Provided records:
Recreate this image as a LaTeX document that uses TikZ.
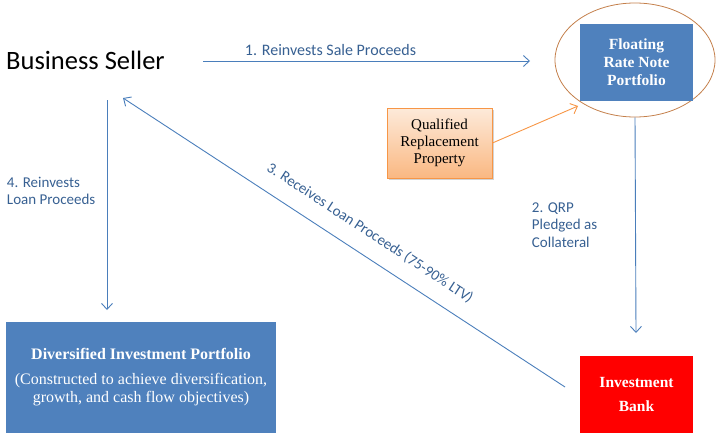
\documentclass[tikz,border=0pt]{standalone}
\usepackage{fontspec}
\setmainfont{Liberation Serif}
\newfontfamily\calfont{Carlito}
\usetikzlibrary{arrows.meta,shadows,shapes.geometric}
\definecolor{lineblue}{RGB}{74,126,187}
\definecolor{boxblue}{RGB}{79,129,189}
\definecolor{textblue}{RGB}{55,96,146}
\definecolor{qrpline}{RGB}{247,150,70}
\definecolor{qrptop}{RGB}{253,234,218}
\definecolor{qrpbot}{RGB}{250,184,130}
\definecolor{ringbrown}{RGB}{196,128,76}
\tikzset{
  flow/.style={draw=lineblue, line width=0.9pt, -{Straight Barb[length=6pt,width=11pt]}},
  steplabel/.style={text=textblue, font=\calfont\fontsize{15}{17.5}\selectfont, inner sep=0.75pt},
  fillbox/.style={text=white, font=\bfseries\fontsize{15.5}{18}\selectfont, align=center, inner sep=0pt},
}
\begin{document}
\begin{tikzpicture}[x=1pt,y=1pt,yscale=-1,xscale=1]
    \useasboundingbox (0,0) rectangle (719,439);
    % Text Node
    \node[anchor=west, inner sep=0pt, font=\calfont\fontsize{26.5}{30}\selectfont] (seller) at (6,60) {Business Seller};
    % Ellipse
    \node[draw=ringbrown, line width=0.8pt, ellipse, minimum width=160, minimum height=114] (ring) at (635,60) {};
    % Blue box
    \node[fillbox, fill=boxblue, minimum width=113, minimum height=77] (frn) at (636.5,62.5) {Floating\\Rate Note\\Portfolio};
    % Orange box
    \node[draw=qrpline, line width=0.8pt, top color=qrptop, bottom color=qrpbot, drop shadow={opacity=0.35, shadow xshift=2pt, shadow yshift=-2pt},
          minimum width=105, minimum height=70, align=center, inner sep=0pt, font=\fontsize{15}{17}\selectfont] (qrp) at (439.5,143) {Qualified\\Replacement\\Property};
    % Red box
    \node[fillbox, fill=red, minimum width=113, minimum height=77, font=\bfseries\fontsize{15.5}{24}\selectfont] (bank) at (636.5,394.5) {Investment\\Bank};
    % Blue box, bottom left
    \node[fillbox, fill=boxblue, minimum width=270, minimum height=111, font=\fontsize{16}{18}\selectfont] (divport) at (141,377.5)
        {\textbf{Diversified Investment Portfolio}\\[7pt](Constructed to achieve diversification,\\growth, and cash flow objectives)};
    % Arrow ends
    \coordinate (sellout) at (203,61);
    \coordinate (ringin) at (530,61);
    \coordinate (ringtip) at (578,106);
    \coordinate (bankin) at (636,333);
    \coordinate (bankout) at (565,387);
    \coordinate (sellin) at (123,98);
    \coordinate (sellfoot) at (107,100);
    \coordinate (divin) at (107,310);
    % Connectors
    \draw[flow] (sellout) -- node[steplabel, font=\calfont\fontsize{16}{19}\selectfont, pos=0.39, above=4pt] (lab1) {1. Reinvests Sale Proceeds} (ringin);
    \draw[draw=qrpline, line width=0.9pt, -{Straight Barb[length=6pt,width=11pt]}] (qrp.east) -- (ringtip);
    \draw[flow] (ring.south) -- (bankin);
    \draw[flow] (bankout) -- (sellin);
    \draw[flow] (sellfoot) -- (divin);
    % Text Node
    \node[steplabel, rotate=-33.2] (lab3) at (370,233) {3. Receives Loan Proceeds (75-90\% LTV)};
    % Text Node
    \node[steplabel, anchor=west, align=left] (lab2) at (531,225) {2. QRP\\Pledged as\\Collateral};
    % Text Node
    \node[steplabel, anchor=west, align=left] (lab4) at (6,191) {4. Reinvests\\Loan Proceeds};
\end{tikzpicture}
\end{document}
==
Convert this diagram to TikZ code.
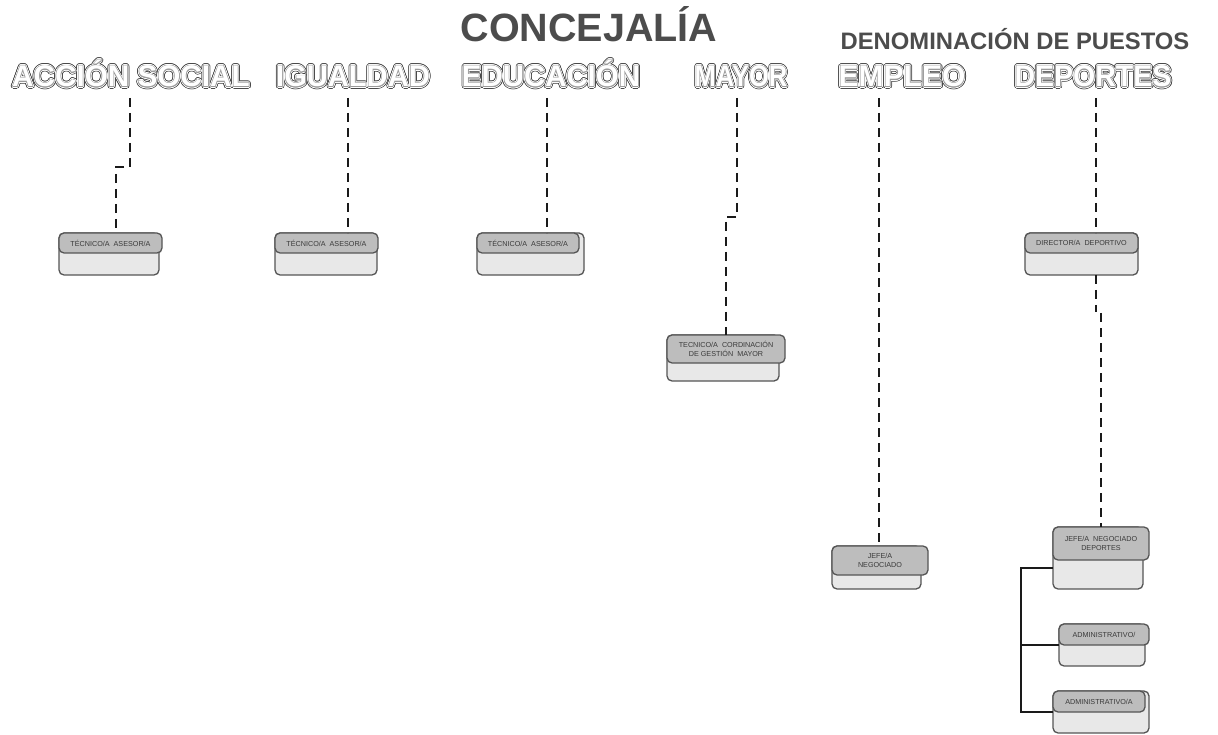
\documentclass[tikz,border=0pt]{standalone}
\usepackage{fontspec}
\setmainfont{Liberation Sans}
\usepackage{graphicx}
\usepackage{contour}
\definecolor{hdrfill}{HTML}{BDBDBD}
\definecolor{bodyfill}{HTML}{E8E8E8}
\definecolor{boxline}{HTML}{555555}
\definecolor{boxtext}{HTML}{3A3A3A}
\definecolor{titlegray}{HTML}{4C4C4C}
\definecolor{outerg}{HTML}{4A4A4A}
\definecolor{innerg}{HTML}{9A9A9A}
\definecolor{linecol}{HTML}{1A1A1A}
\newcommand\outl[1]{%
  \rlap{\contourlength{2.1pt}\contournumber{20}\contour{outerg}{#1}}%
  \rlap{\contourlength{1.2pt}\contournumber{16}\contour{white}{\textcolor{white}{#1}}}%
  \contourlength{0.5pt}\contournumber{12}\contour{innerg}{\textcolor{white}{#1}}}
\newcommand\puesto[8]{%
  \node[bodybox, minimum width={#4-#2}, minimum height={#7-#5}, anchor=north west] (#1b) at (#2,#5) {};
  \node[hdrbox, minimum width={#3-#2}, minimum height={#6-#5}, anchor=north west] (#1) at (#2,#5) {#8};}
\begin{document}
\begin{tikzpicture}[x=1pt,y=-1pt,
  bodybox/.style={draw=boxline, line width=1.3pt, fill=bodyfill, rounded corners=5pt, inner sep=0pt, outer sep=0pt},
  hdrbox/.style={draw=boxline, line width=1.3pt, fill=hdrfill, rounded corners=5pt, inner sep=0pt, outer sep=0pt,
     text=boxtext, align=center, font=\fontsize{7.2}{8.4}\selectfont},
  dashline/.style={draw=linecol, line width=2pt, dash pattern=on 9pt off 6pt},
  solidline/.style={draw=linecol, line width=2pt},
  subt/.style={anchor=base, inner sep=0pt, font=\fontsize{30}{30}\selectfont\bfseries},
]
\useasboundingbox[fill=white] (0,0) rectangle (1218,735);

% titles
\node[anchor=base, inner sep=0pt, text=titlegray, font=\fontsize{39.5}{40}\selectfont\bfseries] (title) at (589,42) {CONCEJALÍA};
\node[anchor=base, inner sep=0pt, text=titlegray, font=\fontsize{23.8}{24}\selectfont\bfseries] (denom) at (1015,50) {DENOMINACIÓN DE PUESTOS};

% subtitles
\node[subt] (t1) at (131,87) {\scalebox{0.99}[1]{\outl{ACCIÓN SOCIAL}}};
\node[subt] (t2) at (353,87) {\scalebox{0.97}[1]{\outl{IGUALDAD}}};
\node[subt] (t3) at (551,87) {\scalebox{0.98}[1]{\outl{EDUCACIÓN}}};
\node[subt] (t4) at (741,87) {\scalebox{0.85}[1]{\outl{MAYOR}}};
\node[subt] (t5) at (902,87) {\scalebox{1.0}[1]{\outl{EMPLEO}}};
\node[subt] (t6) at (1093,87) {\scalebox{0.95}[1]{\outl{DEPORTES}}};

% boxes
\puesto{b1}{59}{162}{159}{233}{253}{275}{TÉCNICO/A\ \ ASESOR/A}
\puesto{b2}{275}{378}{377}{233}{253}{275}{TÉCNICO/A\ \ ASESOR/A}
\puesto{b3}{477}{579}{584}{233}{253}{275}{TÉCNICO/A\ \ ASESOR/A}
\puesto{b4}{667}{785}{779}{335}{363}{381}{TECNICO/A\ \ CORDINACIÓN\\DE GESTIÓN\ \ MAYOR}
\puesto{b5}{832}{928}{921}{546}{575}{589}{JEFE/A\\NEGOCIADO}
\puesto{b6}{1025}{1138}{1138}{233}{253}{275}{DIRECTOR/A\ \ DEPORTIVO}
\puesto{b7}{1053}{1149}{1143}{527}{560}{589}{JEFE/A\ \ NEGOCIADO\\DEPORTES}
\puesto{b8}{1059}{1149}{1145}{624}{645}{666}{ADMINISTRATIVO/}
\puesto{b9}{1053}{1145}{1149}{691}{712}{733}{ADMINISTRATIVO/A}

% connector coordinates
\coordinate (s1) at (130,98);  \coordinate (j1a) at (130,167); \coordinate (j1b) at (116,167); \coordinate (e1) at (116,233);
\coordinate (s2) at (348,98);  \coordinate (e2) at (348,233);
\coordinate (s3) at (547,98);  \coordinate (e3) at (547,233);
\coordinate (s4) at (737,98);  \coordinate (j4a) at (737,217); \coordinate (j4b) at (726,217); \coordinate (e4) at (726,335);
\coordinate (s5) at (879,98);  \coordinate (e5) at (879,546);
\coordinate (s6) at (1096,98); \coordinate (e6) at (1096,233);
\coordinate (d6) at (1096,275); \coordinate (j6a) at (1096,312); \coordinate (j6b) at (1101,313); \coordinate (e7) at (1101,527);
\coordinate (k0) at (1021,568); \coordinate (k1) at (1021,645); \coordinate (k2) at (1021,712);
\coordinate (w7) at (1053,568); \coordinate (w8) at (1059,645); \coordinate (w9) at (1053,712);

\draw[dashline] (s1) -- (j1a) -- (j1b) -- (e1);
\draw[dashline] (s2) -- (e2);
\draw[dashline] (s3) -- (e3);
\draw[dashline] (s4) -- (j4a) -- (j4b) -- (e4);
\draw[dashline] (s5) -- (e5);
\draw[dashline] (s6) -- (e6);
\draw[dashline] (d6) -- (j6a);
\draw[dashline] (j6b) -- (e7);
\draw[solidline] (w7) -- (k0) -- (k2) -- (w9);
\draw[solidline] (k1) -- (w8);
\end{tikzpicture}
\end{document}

Stated goal: Only the lines starting at the line with "Convert this diagram to TikZ code." and ending at the line with "(denom) at (1015,50)" should be printed again, exactly and with both ends kept; omit the pictures.

Solution for this problem:
Convert this diagram to TikZ code.
\documentclass[tikz,border=0pt]{standalone}
\usepackage{fontspec}
\setmainfont{Liberation Sans}
\usepackage{graphicx}
\usepackage{contour}
\definecolor{hdrfill}{HTML}{BDBDBD}
\definecolor{bodyfill}{HTML}{E8E8E8}
\definecolor{boxline}{HTML}{555555}
\definecolor{boxtext}{HTML}{3A3A3A}
\definecolor{titlegray}{HTML}{4C4C4C}
\definecolor{outerg}{HTML}{4A4A4A}
\definecolor{innerg}{HTML}{9A9A9A}
\definecolor{linecol}{HTML}{1A1A1A}
\newcommand\outl[1]{%
  \rlap{\contourlength{2.1pt}\contournumber{20}\contour{outerg}{#1}}%
  \rlap{\contourlength{1.2pt}\contournumber{16}\contour{white}{\textcolor{white}{#1}}}%
  \contourlength{0.5pt}\contournumber{12}\contour{innerg}{\textcolor{white}{#1}}}
\newcommand\puesto[8]{%
  \node[bodybox, minimum width={#4-#2}, minimum height={#7-#5}, anchor=north west] (#1b) at (#2,#5) {};
  \node[hdrbox, minimum width={#3-#2}, minimum height={#6-#5}, anchor=north west] (#1) at (#2,#5) {#8};}
\begin{document}
\begin{tikzpicture}[x=1pt,y=-1pt,
  bodybox/.style={draw=boxline, line width=1.3pt, fill=bodyfill, rounded corners=5pt, inner sep=0pt, outer sep=0pt},
  hdrbox/.style={draw=boxline, line width=1.3pt, fill=hdrfill, rounded corners=5pt, inner sep=0pt, outer sep=0pt,
     text=boxtext, align=center, font=\fontsize{7.2}{8.4}\selectfont},
  dashline/.style={draw=linecol, line width=2pt, dash pattern=on 9pt off 6pt},
  solidline/.style={draw=linecol, line width=2pt},
  subt/.style={anchor=base, inner sep=0pt, font=\fontsize{30}{30}\selectfont\bfseries},
]
\useasboundingbox[fill=white] (0,0) rectangle (1218,735);

% titles
\node[anchor=base, inner sep=0pt, text=titlegray, font=\fontsize{39.5}{40}\selectfont\bfseries] (title) at (589,42) {CONCEJALÍA};
\node[anchor=base, inner sep=0pt, text=titlegray, font=\fontsize{23.8}{24}\selectfont\bfseries] (denom) at (1015,50) {DENOMINACIÓN DE PUESTOS};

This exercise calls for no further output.